In a letter to the public safety subcommittee, Smith and Undersherriff John Hirokawa said many of the reforms in the new plan were set in motion before Tyree’s death. Still, the letter acknowledges, his death was a catalyst to move quicker.
“As you know, our inmate population is changing and we are tasked with safely managing more inmates in need of mental health services and those incarcerated for more serious crimes, with lengthier sentences,” they wrote. “Our custody staff, supervisors, command staff and our facilities must strive to safely and humanely accommodate this changing inmate population.”

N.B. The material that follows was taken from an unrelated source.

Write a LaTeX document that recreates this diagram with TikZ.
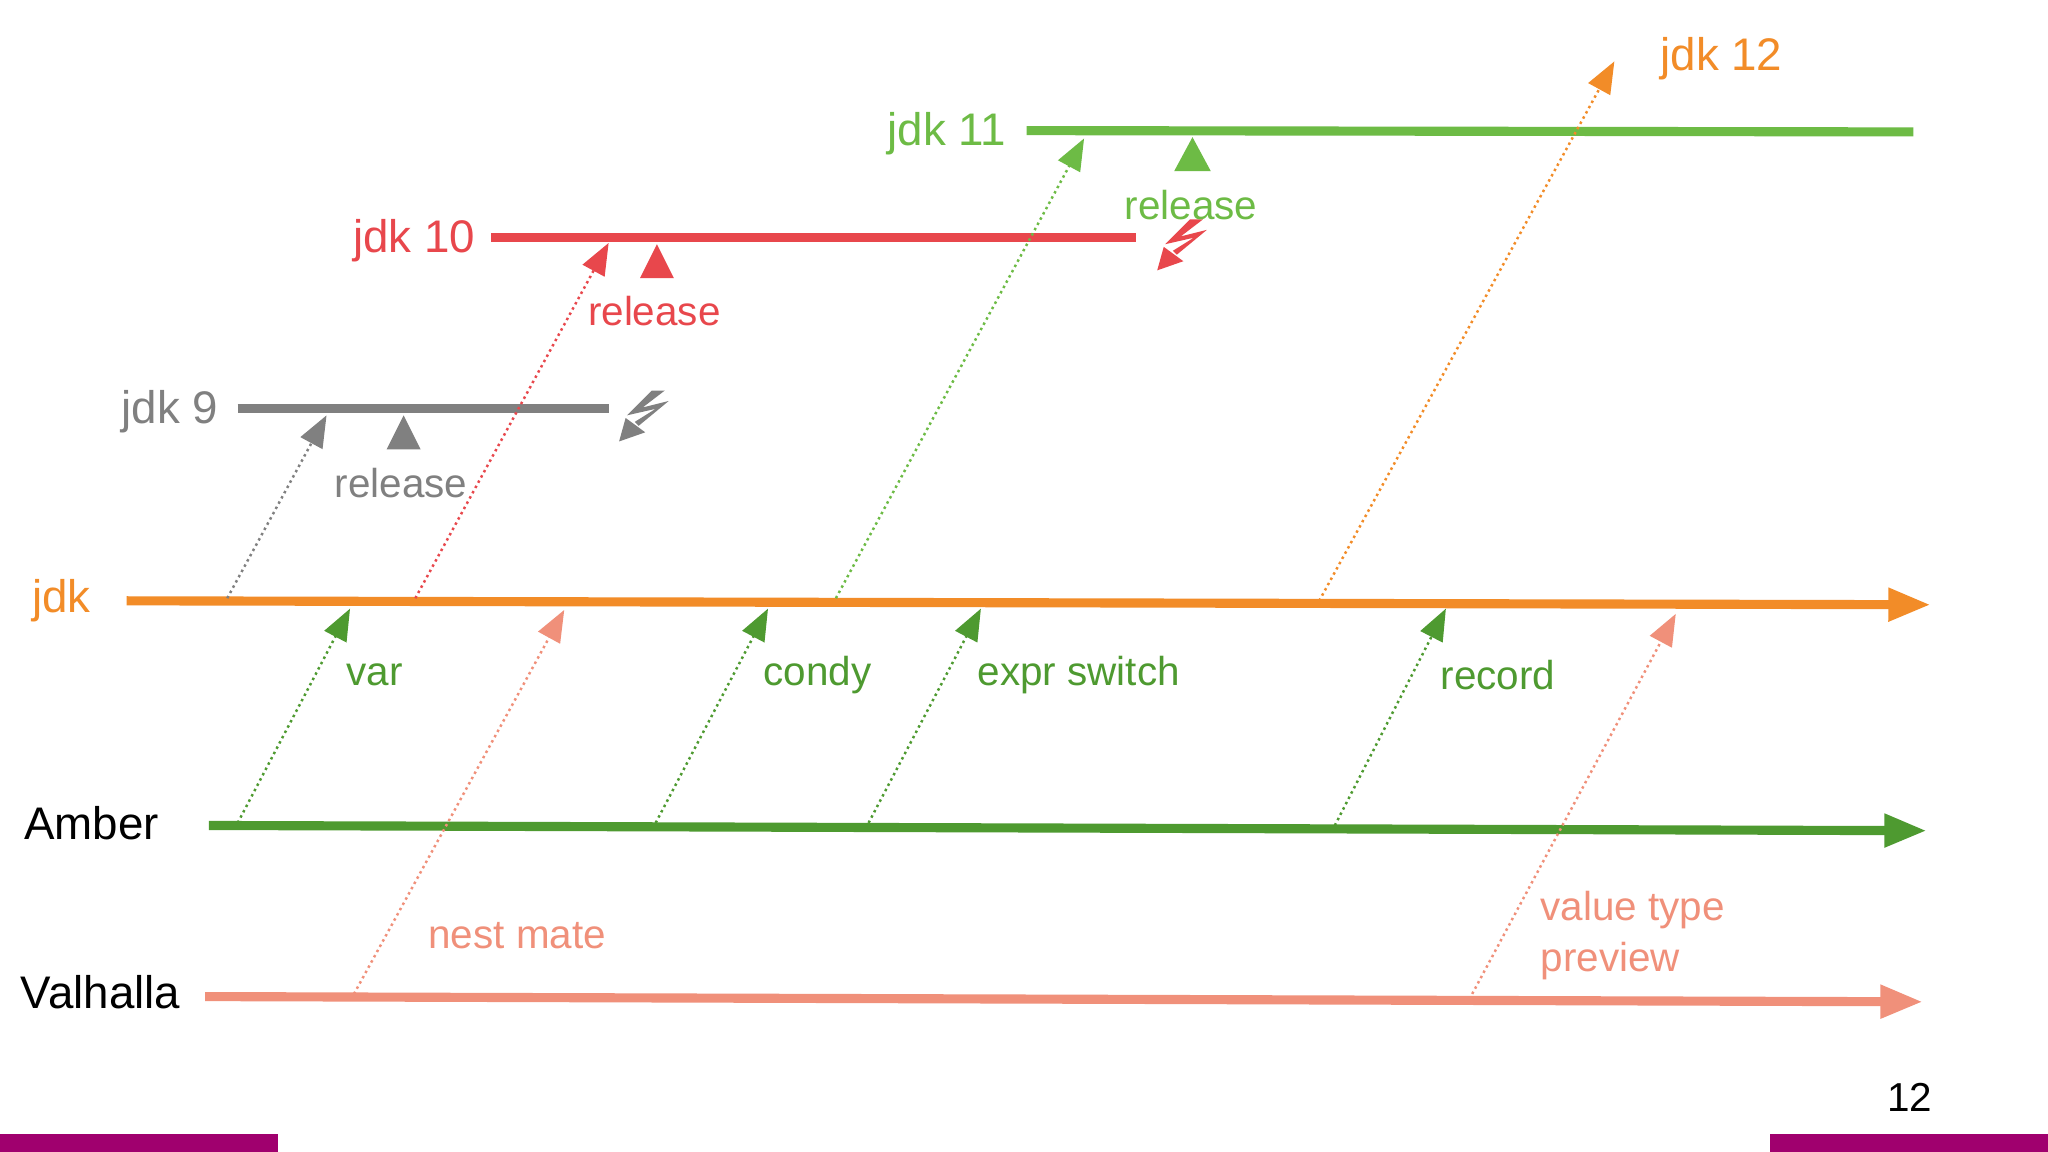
\documentclass[tikz,border=0pt]{standalone}
\usepackage{fontspec}
\setmainfont{Liberation Sans}
\usetikzlibrary{arrows.meta}
\definecolor{cor}{HTML}{F28C28}
\definecolor{cam}{HTML}{4E9A30}
\definecolor{cva}{HTML}{F0907A}
\definecolor{cgr}{HTML}{808080}
\definecolor{cre}{HTML}{E8474C}
\definecolor{cgn}{HTML}{6DBB45}
\definecolor{cmg}{HTML}{A0006E}
\tikzset{
 main/.style={line width=2.6pt,-{Triangle[length=12pt,width=9pt]}},
 ver/.style={line width=2.6pt},
 dot/.style={densely dotted,line width=0.7pt,-{Triangle[length=9pt,width=7pt]}},
 lbl/.style={font=\fontsize{11.5}{13}\selectfont,inner sep=0pt},
 big/.style={font=\fontsize{13}{15}\selectfont,inner sep=0pt}
}
\newcommand{\mybolt}[1]{%
 \fill[#1] (499,299) -- (509,299) -- (492,312) -- (512,307) -- (489,326) -- (486,323) -- (502,313) -- (480,318) -- cycle;
 \fill[#1] (474,338) -- (479,320) -- (494,331) -- cycle;}
\begin{document}
\begin{tikzpicture}[x=0.013061cm,y=-0.013061cm]
\useasboundingbox[fill=white] (0,0) rectangle (1568,882);
\fill[cmg] (0,868) rectangle (213,882);
\fill[cmg] (1355,868) rectangle (1568,882);
\node[lbl] (pg) at (1462,840) {12};
% main lines
\coordinate (jA) at (97,460); \coordinate (jB) at (1478,463);
\draw[main,cor] (jA) -- (jB);
\node[big,cor] (jl) at (47,460) {jdk};
\coordinate (aA) at (160,632); \coordinate (aB) at (1475,636);
\draw[main,cam] (aA) -- (aB);
\node[big] (al) at (70,630) {Amber};
\coordinate (vA) at (157,763); \coordinate (vB) at (1472,767);
\draw[main,cva] (vA) -- (vB);
\node[big] (vl) at (77,760) {Valhalla};
% jdk 9
\coordinate (n9A) at (182,313); \coordinate (n9B) at (466,313);
\draw[ver,cgr] (n9A) -- (n9B);
\node[big,cgr] (l9) at (130,315) {jdk 9};
\fill[cgr] (296,344) -- (322,344) -- (309,318) -- cycle;
\node[lbl,cgr] (r9) at (307,370) {release};
\mybolt{cgr}
% jdk 10
\coordinate (n10A) at (376,182); \coordinate (n10B) at (870,182);
\draw[ver,cre] (n10A) -- (n10B);
\node[big,cre] (l10) at (317,184) {jdk 10};
\fill[cre] (490,213) -- (516,213) -- (503,187) -- cycle;
\node[lbl,cre] (r10) at (501,238) {release};
\begin{scope}[shift={(412,-131)}]\mybolt{cre}\end{scope}
% jdk 11
\coordinate (n11A) at (786,100); \coordinate (n11B) at (1465,101);
\draw[ver,cgn] (n11A) -- (n11B);
\node[big,cgn] (l11) at (725,102) {jdk 11};
\fill[cgn] (899,131) -- (927,131) -- (913,105) -- cycle;
\node[lbl,cgn] (r11) at (912,157) {release};
\node[big,cor] (l12) at (1318,45) {jdk 12};
% releases from jdk
\coordinate (p9) at (174,458); \coordinate (q9) at (250,318);
\draw[dot,cgr] (p9) -- (q9);
\coordinate (p10) at (318,458); \coordinate (q10) at (466,186);
\draw[dot,cre] (p10) -- (q10);
\coordinate (p11) at (640,458); \coordinate (q11) at (830,106);
\draw[dot,cgn] (p11) -- (q11);
\coordinate (p12) at (1010,460); \coordinate (q12) at (1236,47);
\draw[dot,cor] (p12) -- (q12);
% amber
\coordinate (a1) at (182,630); \coordinate (b1) at (268,466);
\draw[dot,cam] (a1) -- (b1);
\node[lbl,cam] (t1) at (287,517) {var};
\coordinate (a2) at (502,630); \coordinate (b2) at (588,466);
\draw[dot,cam] (a2) -- (b2);
\node[lbl,cam] (t2) at (626,517) {condy};
\coordinate (a3) at (665,630); \coordinate (b3) at (751,466);
\draw[dot,cam] (a3) -- (b3);
\node[lbl,cam] (t3) at (826,517) {expr switch};
\coordinate (a4) at (1022,632); \coordinate (b4) at (1107,466);
\draw[dot,cam] (a4) -- (b4);
\node[lbl,cam] (t4) at (1147,517) {record};
% valhalla
\coordinate (c1) at (271,761); \coordinate (d1) at (432,467);
\draw[dot,cva] (c1) -- (d1);
\node[lbl,cva] (u1) at (396,716) {nest mate};
\coordinate (c2) at (1125,765); \coordinate (d2) at (1283,470);
\draw[dot,cva] (c2) -- (d2);
\node[lbl,cva,align=left,anchor=west,font=\fontsize{11.5}{14.5}\selectfont] (u2) at (1179,716) {value type\\preview};
\end{tikzpicture}
\end{document}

The plan would overhaul the way the county classifies inmates. Past reviews of the jail found that the county often overstated an inmate’s security risk, which puts them in an overly restrictive environment. The proposal would also move low-risk and pretrial inmates to a “minimum camp” at Elmwood.
Internal Affairs, which takes inmate complaints about staff, would speed up investigations by expanding staff and improve accountability by publicly posting quarterly reports of all incidents. New software would track trends and help DOC flag misconduct.
Smith has been criticized for being reactive throughout the last year. Earlier this month, as the Mercury News reported, the special jails commission questioned her motives in buying surveillance cameras for the Main Jail out of pocket.
The day after she installed the cameras, an inmate brawl erupted and was captured on video. Commission chair LaDoris Cordell, a retired Superior Court judge and San Jose's former police auditor, suggested the timing seemed a little convenient. The sheriff fired back, criticizing Cordell for calling on an outside consultant investigate the fight.
A week earlier, two reports from outside consultants identified “critical failures” in the jail grievance process. Cordell asked the county to pay for a more in-depth review of the problems highlighted in those reports.